Avec cet album, Morris, mais surtout Goscinny commencent à tendre vers leur meilleur niveau qui sera atteint quelques albums plus tard entre La Ville Fantôme et le Pied-Tendre. Ici, chose plutôt rare dans la série,
René Goscinny nous emmène dans l'est des États-Unis (est-ce un Eastern ?) à l'époque de la première ruée vers le pétrole.
Un méchant, Barry Blunt, s'approprie malhonnêtement tous les puits de ses concurrents mais le colonel Drake s'oppose à lui. Évidemment, Lucky Luke sur son fidèle destrier va mener la vie dure à Blunt et s'allier à Drake. Comme toujours, les gags récurrents vont émailler l'aventure pour la rendre hilarante. (C'est une marque typique de Lucky Luke par rapport aux autres séries scénarisées par Goscinny car Morris détestant les calembours dont son comparse était si friand, ce dernier devait s'adapter à son dessinateur.)

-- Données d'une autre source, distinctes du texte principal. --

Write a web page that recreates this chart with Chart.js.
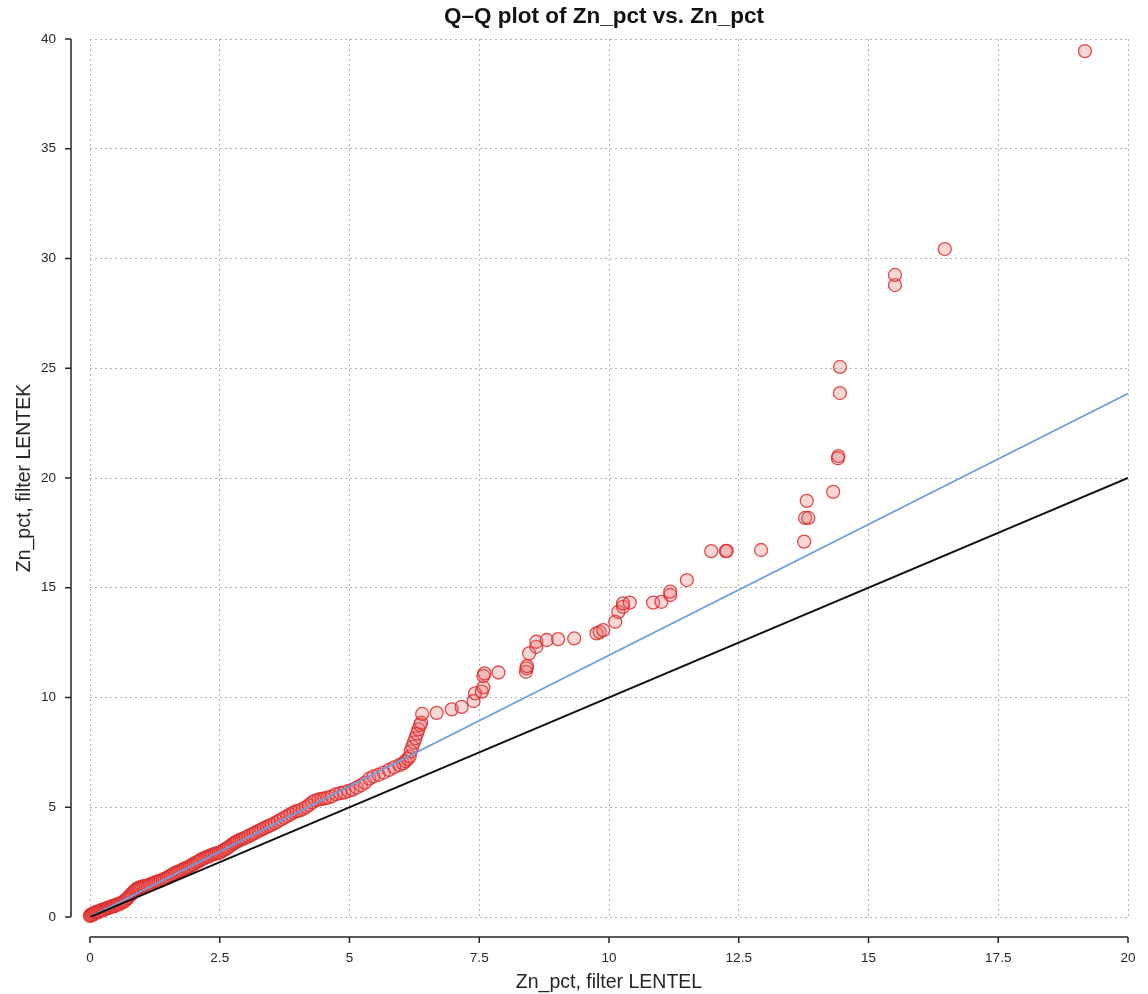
<!DOCTYPE html>
<html>
<head>
<meta charset="utf-8">
<script src="https://cdn.jsdelivr.net/npm/chart.js@4.4.0/dist/chart.umd.min.js"></script>
<style>
  html, body { margin: 0; padding: 0; background: #fff; }
  #wrap { width: 1148px; height: 994px; }
</style>
</head>
<body>
<div id="wrap"><canvas id="qq"></canvas></div>
<script>
// Quantiles (x: filter LENTEL, y: filter LENTEK)
const lentelQ = [
  0.00, 0.01, 0.03, 0.05, 0.07, 0.09, 0.12, 0.15, 0.18, 0.21, 0.24, 0.27, 0.30, 0.33, 0.36, 0.39,
  0.42, 0.45, 0.48, 0.51, 0.54, 0.57, 0.60, 0.63, 0.66, 0.69, 0.72, 0.75, 0.78, 0.81, 0.84, 0.87,
  0.90, 0.93, 0.96, 1.00, 1.04, 1.08, 1.12, 1.16, 1.20, 1.24, 1.28, 1.32, 1.36, 1.40, 1.44, 1.48,
  1.52, 1.56, 1.60, 1.64, 1.68, 1.72, 1.76, 1.80, 1.84, 1.88, 1.92, 1.96, 2.00, 2.04, 2.08, 2.12,
  2.16, 2.20, 2.24, 2.28, 2.32, 2.36, 2.40, 2.44, 2.48, 2.52, 2.56, 2.60, 2.64, 2.68, 2.72, 2.76,
  2.80, 2.84, 2.88, 2.92, 2.96, 3.00, 3.05, 3.10, 3.15, 3.20, 3.25, 3.30, 3.35, 3.40, 3.45, 3.50,
  3.56, 3.62, 3.68, 3.74, 3.80, 3.86, 3.92, 3.98, 4.04, 4.10, 4.16, 4.22, 4.28, 4.34, 4.40, 4.46,
  4.52, 4.58, 4.66, 4.74, 4.82, 4.90, 4.98, 5.06, 5.14, 5.22, 5.30, 5.38, 5.46, 5.56, 5.66, 5.76,
  5.86, 5.96, 6.03, 6.08, 6.12, 6.16, 6.18, 6.21, 6.24, 6.27, 6.30, 6.33, 6.36, 6.38, 6.40,
  6.68, 6.97, 7.16, 7.39, 7.42, 7.55, 7.58, 7.58, 7.60, 7.87, 8.40, 8.41, 8.42, 8.46,
  8.60, 8.60, 8.80, 9.02, 9.33, 9.76, 9.82, 9.89, 10.12, 10.18, 10.27, 10.27, 10.40, 10.85, 11.01,
  11.18, 11.18, 11.50, 11.97, 12.25, 12.27, 12.93, 13.76, 13.78, 13.84, 13.81, 14.32, 14.41, 14.42,
  14.45, 14.45, 15.51, 15.51, 16.47, 19.17
];
const lentekQ = [
  0.05, 0.10, 0.08, 0.15, 0.12, 0.20, 0.22, 0.25, 0.24, 0.30, 0.33, 0.32, 0.38, 0.40, 0.44, 0.43,
  0.48, 0.52, 0.50, 0.56, 0.58, 0.60, 0.64, 0.68, 0.72, 0.78, 0.85, 0.92, 1.00, 1.08, 1.15, 1.22,
  1.28, 1.32, 1.35, 1.38, 1.40, 1.42, 1.45, 1.48, 1.52, 1.56, 1.60, 1.62, 1.66, 1.70, 1.74, 1.78,
  1.84, 1.90, 1.95, 2.00, 2.05, 2.08, 2.12, 2.18, 2.22, 2.26, 2.30, 2.36, 2.42, 2.48, 2.52, 2.58,
  2.64, 2.68, 2.72, 2.76, 2.80, 2.84, 2.88, 2.90, 2.92, 2.96, 3.02, 3.08, 3.14, 3.20, 3.27, 3.34,
  3.40, 3.45, 3.50, 3.54, 3.58, 3.62, 3.68, 3.74, 3.80, 3.86, 3.92, 3.98, 4.04, 4.10, 4.15, 4.20,
  4.28, 4.36, 4.44, 4.52, 4.60, 4.68, 4.76, 4.82, 4.86, 4.92, 5.00, 5.10, 5.22, 5.30, 5.35, 5.38,
  5.40, 5.44, 5.50, 5.60, 5.64, 5.68, 5.74, 5.80, 5.90, 6.00, 6.12, 6.30, 6.40, 6.48, 6.58, 6.70,
  6.82, 6.92, 7.00, 7.10, 7.20, 7.32, 7.55, 7.75, 7.95, 8.15, 8.35, 8.55, 8.75, 8.85, 9.25,
  9.30, 9.46, 9.57, 9.84, 10.19, 10.27, 10.46, 10.98, 11.10, 11.14, 11.17, 11.33, 11.43, 12.01,
  12.31, 12.54, 12.62, 12.66, 12.69, 12.92, 12.98, 13.07, 13.45, 13.90, 14.13, 14.29, 14.32, 14.32, 14.36,
  14.67, 14.82, 15.35, 16.67, 16.67, 16.68, 16.72, 17.10, 18.18, 18.18, 18.96, 19.37, 20.90, 21.00,
  23.87, 25.06, 28.79, 29.25, 30.43, 39.45
];

// Reference lines: identity and fitted slope
const lineX = [0, 20];
const identityY = [0, 20];
const fitY = [0, 23.85];

const xTicks = [0, 2.5, 5, 7.5, 10, 12.5, 15, 17.5, 20];
const yTicks = [0, 5, 10, 15, 20, 25, 30, 35, 40];

const titleText = 'Q\u2013Q plot of Zn_pct vs. Zn_pct';
const xLabel = 'Zn_pct, filter LENTEL';
const yLabel = 'Zn_pct, filter LENTEK';

const FONT = '"Liberation Sans", Arial, sans-serif';

// offset spines, ticks and titles (seaborn-like despined look)
const frame = {
  id: 'frame',
  afterDraw(chart) {
    const { ctx, chartArea: a, scales: { x, y } } = chart;
    const sx = a.left - 19, sy = a.bottom + 20;
    ctx.save();
    ctx.strokeStyle = '#262626';
    ctx.lineWidth = 1.5;
    ctx.beginPath();
    ctx.moveTo(sx, y.getPixelForValue(40));
    ctx.lineTo(sx, y.getPixelForValue(0));
    yTicks.forEach(v => { const p = y.getPixelForValue(v); ctx.moveTo(sx, p); ctx.lineTo(sx - 6, p); });
    ctx.moveTo(x.getPixelForValue(0), sy);
    ctx.lineTo(x.getPixelForValue(20), sy);
    xTicks.forEach(v => { const p = x.getPixelForValue(v); ctx.moveTo(p, sy); ctx.lineTo(p, sy + 6); });
    ctx.stroke();

    const cx = (a.left + a.right) / 2;
    ctx.fillStyle = '#111';
    ctx.textAlign = 'center';
    ctx.textBaseline = 'middle';
    ctx.font = 'bold 22.5px ' + FONT;
    ctx.fillText(titleText, cx - 5, 17);
    ctx.fillStyle = '#262626';
    ctx.font = '19.5px ' + FONT;
    ctx.fillText(xLabel, cx, 983);
    ctx.translate(25, (a.top + a.bottom) / 2);
    ctx.rotate(-Math.PI / 2);
    ctx.fillText(yLabel, 0, 0);
    ctx.restore();
  }
};

const ctx = document.getElementById('qq').getContext('2d');
new Chart(ctx, {
  type: 'scatter',
  data: {
    datasets: [
      {
        label: 'y = x',
        type: 'line',
        data: lineX.map((v, i) => ({ x: v, y: identityY[i] })),
        borderColor: '#111',
        borderWidth: 2,
        pointRadius: 0,
        order: 0
      },
      {
        label: 'fit',
        type: 'line',
        data: lineX.map((v, i) => ({ x: v, y: fitY[i] })),
        borderColor: '#6f9ee0',
        borderWidth: 1.8,
        pointRadius: 0,
        order: 1
      },
      {
        label: 'quantiles',
        data: lentelQ.map((v, i) => ({ x: v, y: lentekQ[i] })),
        pointRadius: 6.5,
        pointBorderWidth: 1.3,
        borderColor: 'rgba(222, 45, 45, 0.85)',
        backgroundColor: 'rgba(235, 110, 110, 0.28)',
        clip: false,
        order: 2
      }
    ]
  },
  options: {
    responsive: true,
    maintainAspectRatio: false,
    animation: false,
    layout: { padding: { left: 0, right: 20, top: 39, bottom: 0 } },
    plugins: { legend: { display: false }, title: { display: false }, tooltip: { enabled: false } },
    scales: {
      x: {
        type: 'linear',
        min: 0, max: 20,
        afterBuildTicks: s => { s.ticks = xTicks.map(v => ({ value: v })); },
        afterFit: s => { s.height = 77; s.paddingLeft = 0; s.paddingRight = 0; },
        border: { display: false, dash: [2, 3] },
        grid: { color: '#b3b3b3', lineWidth: 1, drawTicks: false },
        ticks: { color: '#262626', padding: 33, font: { family: FONT, size: 13.5 } }
      },
      y: {
        type: 'linear',
        min: 0, max: 40,
        afterBuildTicks: s => { s.ticks = yTicks.map(v => ({ value: v })); },
        afterFit: s => { s.width = 90; s.paddingTop = 0; s.paddingBottom = 0; },
        border: { display: false, dash: [2, 3] },
        grid: { color: '#b3b3b3', lineWidth: 1, drawTicks: false },
        ticks: { color: '#262626', padding: 34, font: { family: FONT, size: 13.5 } }
      }
    }
  },
  plugins: [frame]
});
</script>
</body>
</html>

Les auteurs se sont également bien documentés, car le personnage d'Edwin Drake, qui a réellement existé, est assez fidèlement rendu tant dans son caractère que dans sa caricature, de même que les dispositifs d'extraction pétrolière de l'époque.

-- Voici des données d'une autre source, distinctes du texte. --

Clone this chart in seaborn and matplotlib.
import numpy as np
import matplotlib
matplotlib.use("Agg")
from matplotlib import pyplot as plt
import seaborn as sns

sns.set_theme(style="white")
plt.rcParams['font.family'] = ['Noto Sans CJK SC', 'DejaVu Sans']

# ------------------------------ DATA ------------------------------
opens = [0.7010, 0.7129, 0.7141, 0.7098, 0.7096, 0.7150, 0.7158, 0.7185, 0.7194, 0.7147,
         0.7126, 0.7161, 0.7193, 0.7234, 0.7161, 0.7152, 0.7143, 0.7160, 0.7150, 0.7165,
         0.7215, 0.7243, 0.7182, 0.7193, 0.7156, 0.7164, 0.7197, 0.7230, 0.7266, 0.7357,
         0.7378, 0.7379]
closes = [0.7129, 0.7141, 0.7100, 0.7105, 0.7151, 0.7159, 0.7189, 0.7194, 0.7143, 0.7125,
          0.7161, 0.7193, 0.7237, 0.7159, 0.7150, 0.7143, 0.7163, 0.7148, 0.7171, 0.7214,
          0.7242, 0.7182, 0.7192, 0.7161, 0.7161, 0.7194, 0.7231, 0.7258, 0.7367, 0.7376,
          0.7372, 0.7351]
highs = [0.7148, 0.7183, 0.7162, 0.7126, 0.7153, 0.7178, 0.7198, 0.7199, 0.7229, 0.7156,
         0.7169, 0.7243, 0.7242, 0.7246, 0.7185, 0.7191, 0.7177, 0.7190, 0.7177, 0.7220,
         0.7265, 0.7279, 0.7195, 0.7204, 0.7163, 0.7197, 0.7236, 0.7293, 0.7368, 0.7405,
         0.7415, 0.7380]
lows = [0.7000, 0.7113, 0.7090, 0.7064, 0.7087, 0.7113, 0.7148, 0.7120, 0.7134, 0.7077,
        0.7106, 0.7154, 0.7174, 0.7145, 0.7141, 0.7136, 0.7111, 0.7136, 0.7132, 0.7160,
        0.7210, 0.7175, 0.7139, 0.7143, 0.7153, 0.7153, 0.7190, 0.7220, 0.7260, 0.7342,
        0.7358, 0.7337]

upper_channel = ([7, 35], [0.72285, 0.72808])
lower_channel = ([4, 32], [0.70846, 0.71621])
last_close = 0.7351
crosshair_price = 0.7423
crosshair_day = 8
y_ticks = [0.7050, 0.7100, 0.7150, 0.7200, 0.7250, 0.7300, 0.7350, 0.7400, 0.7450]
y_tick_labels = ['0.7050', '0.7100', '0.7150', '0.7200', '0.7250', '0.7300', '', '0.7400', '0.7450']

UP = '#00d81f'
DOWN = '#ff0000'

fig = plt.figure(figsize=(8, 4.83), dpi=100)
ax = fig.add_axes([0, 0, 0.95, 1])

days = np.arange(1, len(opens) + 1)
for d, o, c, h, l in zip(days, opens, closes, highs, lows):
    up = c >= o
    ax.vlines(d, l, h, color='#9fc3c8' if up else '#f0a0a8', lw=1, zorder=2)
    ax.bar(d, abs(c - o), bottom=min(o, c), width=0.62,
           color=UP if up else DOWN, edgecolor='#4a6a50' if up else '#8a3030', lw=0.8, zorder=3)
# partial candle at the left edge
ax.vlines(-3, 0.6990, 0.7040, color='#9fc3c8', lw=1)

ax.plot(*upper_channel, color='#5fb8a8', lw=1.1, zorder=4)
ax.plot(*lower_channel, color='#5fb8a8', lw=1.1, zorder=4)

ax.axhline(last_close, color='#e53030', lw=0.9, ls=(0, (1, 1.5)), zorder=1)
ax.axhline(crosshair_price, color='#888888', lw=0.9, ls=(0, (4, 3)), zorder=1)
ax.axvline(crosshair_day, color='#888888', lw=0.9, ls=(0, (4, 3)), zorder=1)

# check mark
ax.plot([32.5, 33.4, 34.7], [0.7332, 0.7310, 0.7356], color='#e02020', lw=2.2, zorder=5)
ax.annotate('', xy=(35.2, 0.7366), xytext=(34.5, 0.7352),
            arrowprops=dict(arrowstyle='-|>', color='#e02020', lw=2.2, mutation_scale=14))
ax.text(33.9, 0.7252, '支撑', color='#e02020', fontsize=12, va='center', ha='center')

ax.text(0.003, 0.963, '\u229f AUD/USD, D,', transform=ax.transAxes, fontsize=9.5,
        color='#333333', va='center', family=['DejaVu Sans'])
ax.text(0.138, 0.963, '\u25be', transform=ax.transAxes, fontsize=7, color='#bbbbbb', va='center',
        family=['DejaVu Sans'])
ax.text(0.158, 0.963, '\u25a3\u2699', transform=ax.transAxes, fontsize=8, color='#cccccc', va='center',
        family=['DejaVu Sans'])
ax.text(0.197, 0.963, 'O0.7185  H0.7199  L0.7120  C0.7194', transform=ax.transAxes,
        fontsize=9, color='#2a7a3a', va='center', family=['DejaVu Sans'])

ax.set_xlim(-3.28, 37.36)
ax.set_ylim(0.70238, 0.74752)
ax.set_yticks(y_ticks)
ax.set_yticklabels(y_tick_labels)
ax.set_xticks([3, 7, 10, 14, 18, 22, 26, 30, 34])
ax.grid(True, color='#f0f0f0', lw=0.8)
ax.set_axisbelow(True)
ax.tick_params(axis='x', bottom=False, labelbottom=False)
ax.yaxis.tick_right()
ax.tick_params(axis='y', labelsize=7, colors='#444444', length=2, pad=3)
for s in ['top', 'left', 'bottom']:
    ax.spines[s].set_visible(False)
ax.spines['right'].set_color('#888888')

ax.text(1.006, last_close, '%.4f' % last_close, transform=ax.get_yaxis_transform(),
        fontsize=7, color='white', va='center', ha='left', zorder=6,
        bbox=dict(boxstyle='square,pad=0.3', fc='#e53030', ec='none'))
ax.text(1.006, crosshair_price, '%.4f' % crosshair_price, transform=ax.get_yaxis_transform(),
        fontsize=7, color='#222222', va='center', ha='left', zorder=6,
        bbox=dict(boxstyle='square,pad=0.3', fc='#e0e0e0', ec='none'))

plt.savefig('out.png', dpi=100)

Goscinny nous livre, au surplus, une réflexion bien amère sur le genre humain, avide au gain et égoïste, ainsi que sur la pollution, sujet très peu à la mode au moment où Morris dessine cette histoire (en 1962, je vous le rappelle).
Le scénariste nous glisse aussi, subrepticement, une critique sur le déterminisme social et la détection précoce des criminels, (critique à peine masquée de l'eugénisme) notamment par l'entremise du gros et maladroit Bingle : « Je suis un criminel endurci !!... J'ai de mauvais penchants !... Je battais mes petits frères !... »
Bref, j'aime beaucoup cet album, et même si mon coeur bat plus fort encore pour le tome suivant, Les Rivaux de Painful Gulch, celui-ci reste d'après moi (et aux dires également de l'inspecteur Derrick qui était un fin limier qui préférait rester dans l'ombre) un très bon cru. Mais ce n'est que mon avis, c'est-à-dire, pas grand-chose.